Wāhine forklift drivers providing for the whānau

Twelve wāhine Māori have graduated from the first wāhine forklift training course held by Poutuu Huapae (Vertical Horizons NZ) in Hamilton. The purpose is to train wāhine to drive forklifts to meet an expanding need for workers in the manufacturing, logistics and warehouse industries.

The point of difference with this course is it takes a Māori approach to its teachings and takes wāhine on to marae stayovers and visiting Māori sites of significance. Maria Huata of Waikato- Maniapoto, Ngāti Kahungunu, Ngāti Porou and Te Arawa is reo and tikanga kaiako.
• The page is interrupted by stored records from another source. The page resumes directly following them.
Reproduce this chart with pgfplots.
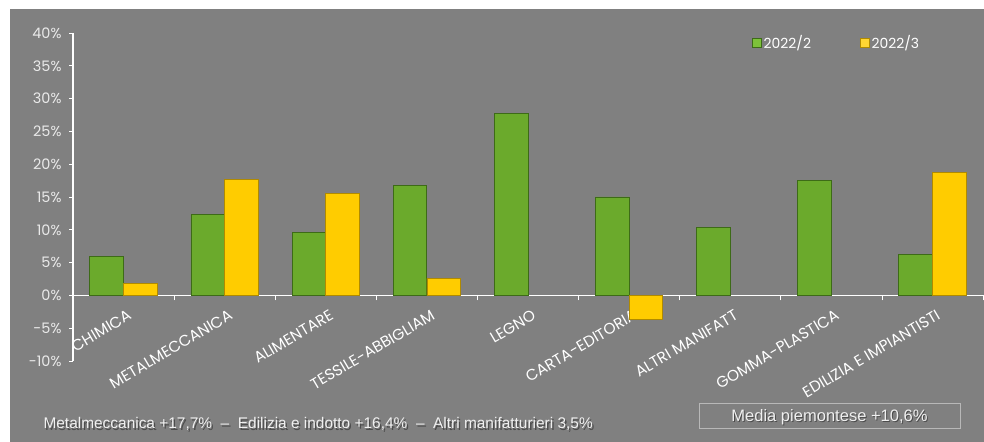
\documentclass[border=0pt]{standalone}
\usepackage{pgfplots}
\pgfplotsset{compat=1.18}
\usepackage{fontspec}
\setmainfont{Poppins}
\newfontfamily\arialf{Liberation Sans}
\definecolor{bg}{HTML}{808080}
\definecolor{barg}{HTML}{6BAA2C}
\definecolor{bargl}{HTML}{7DC23A}
\definecolor{bargd}{HTML}{3D6B17}
\definecolor{bary}{HTML}{FFCC00}
\definecolor{baryl}{HTML}{FFD633}
\definecolor{baryd}{HTML}{B08A00}
\definecolor{lbl}{HTML}{EAEAEA}
\begin{document}
\begin{tikzpicture}[x=1bp,y=1bp]
\fill[white] (0,0) rectangle (984,442);
\fill[bg] (10,0) rectangle (984,433);
\begin{axis}[
  at={(73bp,81bp)}, anchor=south west,
  scale only axis, width=910bp, height=328bp,
  xmin=0, xmax=9, ymin=-10, ymax=40,
  axis x line=middle, axis y line=left,
  x axis line style={-, white, line width=1.2bp},
  y axis line style={-, white, line width=1.2bp},
  tick align=outside,
  xtick={0.5,1.5,...,8.5},
  xticklabels={CHIMICA,METALMECCANICA,ALIMENTARE,TESSILE-ABBIGLIAM,LEGNO,CARTA-EDITORIA,ALTRI MANIFATT,GOMMA-PLASTICA,EDILIZIA E IMPIANTISTI},
  minor xtick={1,2,...,9},
  major x tick style={draw=none},
  minor x tick style={white, line width=0.8bp},
  minor tick length=5bp,
  xticklabel style={rotate=30.5, anchor=north east, text=white, font=\fontsize{15.5}{15.5}\selectfont, inner sep=1bp, yshift=-9bp, xshift=-1bp},
  ytick={-10,-5,...,40},
  yticklabels={-10\%,-5\%,0\%,5\%,10\%,15\%,20\%,25\%,30\%,35\%,40\%},
  yticklabel style={text=lbl, font=\fontsize{14.5}{14.5}\selectfont, xshift=-4bp},
  y tick style={white, line width=0.8bp},
  major tick length=4bp,
  legend style={at={(0.746,0.9695)}, anchor=west, draw=none, fill=none, text=white,
    font=\fontsize{14}{14}\selectfont, inner sep=0pt,
    /tikz/every even column/.append style={column sep=47bp}},
  legend columns=2,
  clip=false,
]
\addplot[ybar, bar width=0.333, bar shift=-0.1667, fill=barg, draw=bargd, line width=0.8bp,
  legend image code/.code={\draw[draw=bargd,fill=bargl,line width=0.5bp] (0bp,-4.5bp) rectangle (9bp,4.5bp);}]
  coordinates {(0.5,5.9) (1.5,12.3) (2.5,9.6) (3.5,16.8) (4.5,27.8) (5.5,15.0) (6.5,10.3) (7.5,17.5) (8.5,6.25)};
\addlegendentry{2022/2}
\addplot[ybar, bar width=0.333, bar shift=0.1667, fill=bary, draw=baryd, line width=0.8bp,
  legend image code/.code={\draw[draw=baryd,fill=baryl,line width=0.5bp] (0bp,-4.5bp) rectangle (9bp,4.5bp);}]
  coordinates {(0.5,1.8) (1.5,17.7) (2.5,15.5) (3.5,2.6) (5.5,-3.7) (8.5,18.75)};
\addlegendentry{2022/3}
\end{axis}
\node[anchor=base west, text=black!70, font=\arialf\fontsize{15.5}{15.5}\selectfont] at (41.5,11.5) {Metalmeccanica +17,7\%~~–~~Edilizia e indotto +16,4\%~~–~~Altri manifatturieri 3,5\%};
\node[anchor=base west, text=white!94!black, font=\arialf\fontsize{15.5}{15.5}\selectfont] at (40,13) {Metalmeccanica +17,7\%~~–~~Edilizia e indotto +16,4\%~~–~~Altri manifatturieri 3,5\%};
\draw[white!72!black, line width=1bp] (699,13) rectangle (960,38);
\node[anchor=base, text=black!70, font=\arialf\fontsize{16.6}{16.6}\selectfont] at (830.5,19) {Media piemontese +10,6\%};
\node[anchor=base, text=white!94!black, font=\arialf\fontsize{16.6}{16.6}\selectfont] at (829.5,20.5) {Media piemontese +10,6\%};
\end{tikzpicture}
\end{document}
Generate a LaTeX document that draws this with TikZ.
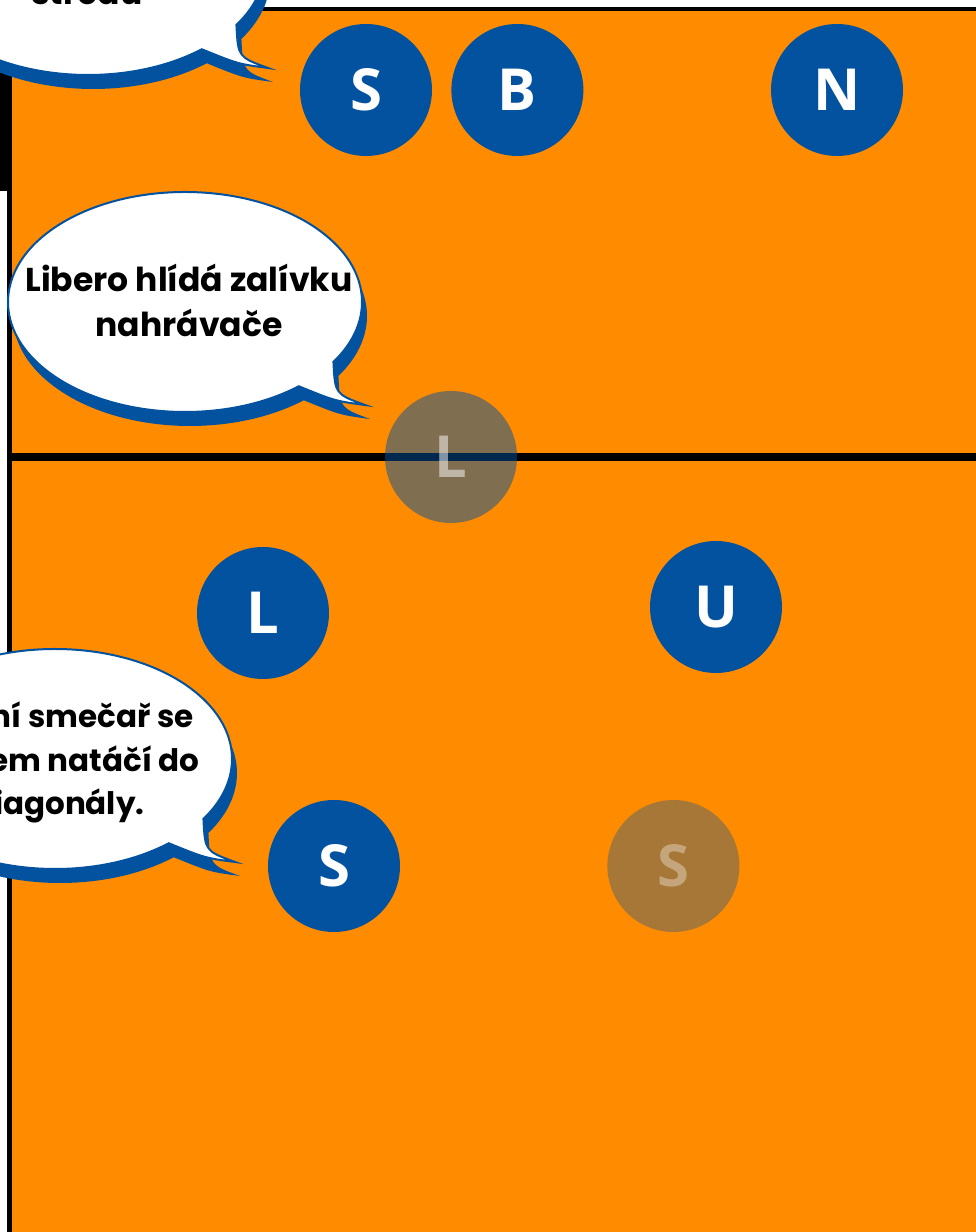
\documentclass[tikz,border=0pt]{standalone}
\usepackage{fontspec}
\usepackage{tikz}
\usetikzlibrary{positioning}
\newfontfamily\playerfont{Open Sans}
\newfontfamily\calloutfont{Poppins}
\definecolor{teamblue}{HTML}{0352A0}
\definecolor{courtorange}{HTML}{FF8C00}

\begin{document}
\begin{tikzpicture}[
  x=1pt, y=1pt,
  player/.style={circle, fill=teamblue, minimum size=132pt, inner sep=0pt, text=white, font=\playerfont\bfseries\fontsize{58}{58}\selectfont},
  faded/.style={player, opacity=#1},
  callout/.style={font=\calloutfont\bfseries\fontsize{33}{45}\selectfont, align=center},
  smallcallout/.style={callout, font=\calloutfont\bfseries\fontsize{31}{43}\selectfont},
  courtline/.style={line width=#1},
  bubble/.pic={
    \filldraw[fill=white, draw=teamblue, line width=2pt,
      preaction={fill=teamblue, transform canvas={shift={(5,-14)}}}]
      (-33:177 and 110) .. controls (150,-92) .. (180,-103)
      .. controls (150,-99) .. (-50:177 and 110)
      arc[start angle=-50, end angle=-393, x radius=177, y radius=110] -- cycle;
  }
]
  \clip (0,0) rectangle (976,1232);
  \fill[white] (0,0) rectangle (976,1232);

  % court
  \fill[courtorange] (12,0) rectangle (976,1221);
  \fill[black] (0,1041) rectangle (11,1232);
  \draw[courtline=4.5pt] (7,1223) -- (976,1223);
  \draw[courtline=5pt] (9.5,0) -- (9.5,1225);
  \draw[courtline=7.5pt] (9,775) -- (976,775);

  % players
  \node[player] (spikerA) at (366,1142) {S};
  \node[player, right=19pt of spikerA] (blocker) {B};
  \node[player] (setter) at (837,1142) {N};
  \node[faded=0.5] (liberoGhost) at (451,775) {L};
  \node[player] (libero) at (263,619) {L};
  \node[player] (opposite) at (716,625) {U};
  \node[player] (spikerB) at (334,366) {S};
  \node[faded=0.35, right=207pt of spikerB] (spikerGhost) {S};

  % callouts
  \pic (topBubble) at (88,1267) {bubble};
  \node[callout, anchor=base] (topHint) at (87,1227) {středu};

  \pic (midBubble) at (185,930) {bubble};
  \node[callout, anchor=base] (liberoHint) at (189,895) {Libero hlídá zalívku\\nahrávače};

  \pic (lowBubble) at (55,473) {bubble};
  \node[smallcallout, anchor=base east] (turnA) at (197,504) {ní smečař se};
  \node[smallcallout, anchor=base east] (turnB) at (203,460) {em natáčí do};
  \node[smallcallout, anchor=base east] (turnC) at (148,417) {iagonály.};
\end{tikzpicture}
\end{document}
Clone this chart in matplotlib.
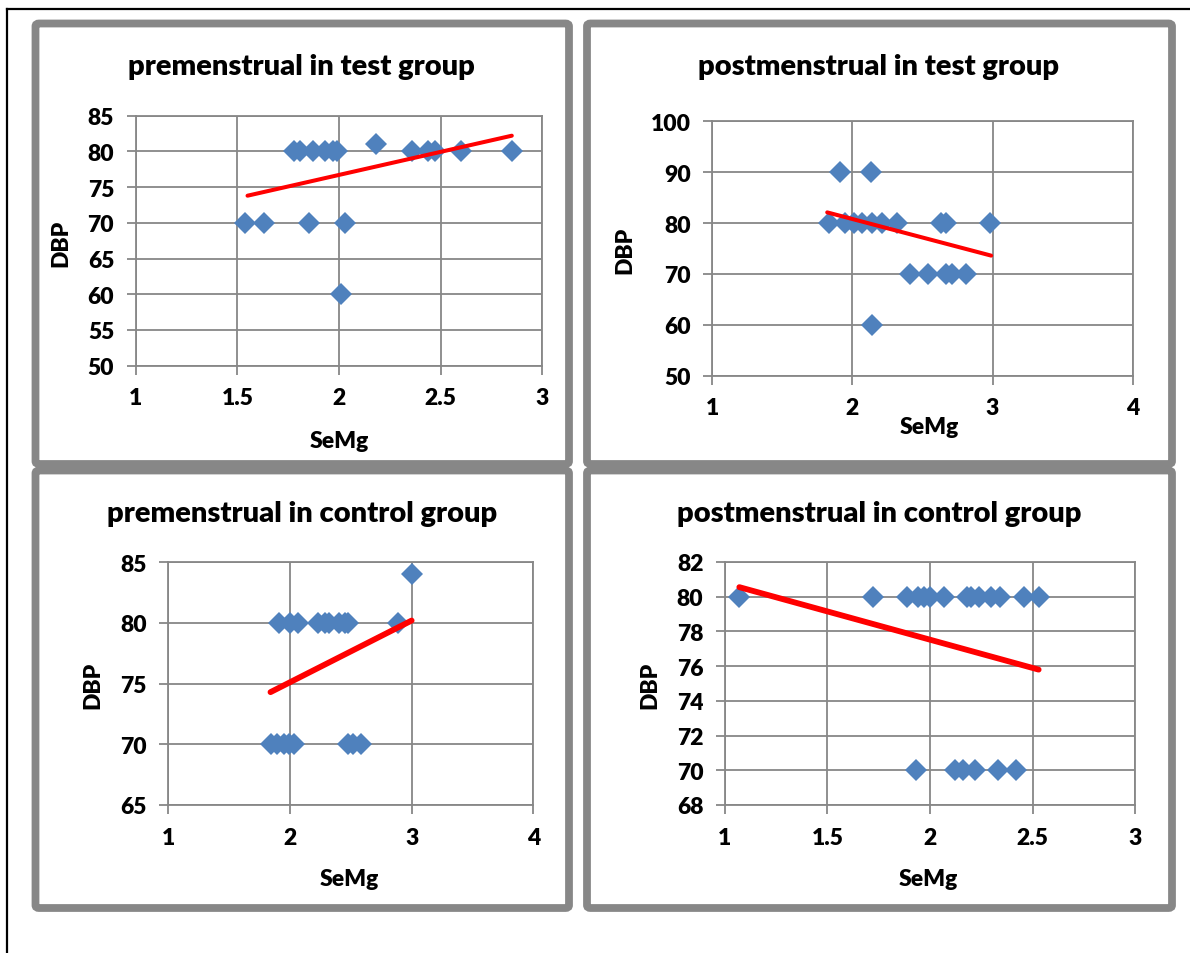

Huata is part of Poutuu Huapae’s Māori Initiatives that offer its trainees a marae experience, aroha, manāki, Reo Māori and Māori cultural aspects to its training. Huata says, “It’s a waste of time just training to drive a forklift. They can learn that somewhere else, but the difference with this course is that they go back to the marae, embrace being Māori, and learn more about the Māori world also.”

Poutuu Huapae operations manager Marcus Bathan says there is a high demand for female workers in the manufacturing industry who are keen, skilled and available. Poutuu Huapae connects with its partner companies who are looking for skilled workers and fills those vacancies by running courses like this one.

Most wāhine on this sort of course go straight into jobs. Bathan says gender equality is slowly changing for the better. “Gone are the times we are looking at gender-specific roles. There is a real opportunity for wāhine to move into various different industries. This one is focusing on manufacturing and logistics but it doesn’t matter if it is construction or whether it is civil,” Bathan says.

Kirimangu Matika from Ngāti Wairere is ecstatic about her opportunity to work on forklifts and says, ”No, I would never have thought I would ever drive a forklift a year ago. A year ago I would have been in bed watching TV”.

And Amy Rickus from Te Ati Awa says, "When we first came, we were all too scared to touch the buttons even to reverse. But now we have got the swing of it.”

Part of the government's $3.8 billion Budget 2021 will support future employment for those most affected by Covid-19.  The Ministry of Social Development is in partnership with Poutuu Huapae to roll out this course for wāhine, who are eager to upskill and finding employment. Huata is supported by three other Māngai Māori on the forklift course.

The first 12 wāhine have received their certificates and licences to drive and they will work alongside Poutuu Huapae for the next step of the journey to drive forklifts as a paying career.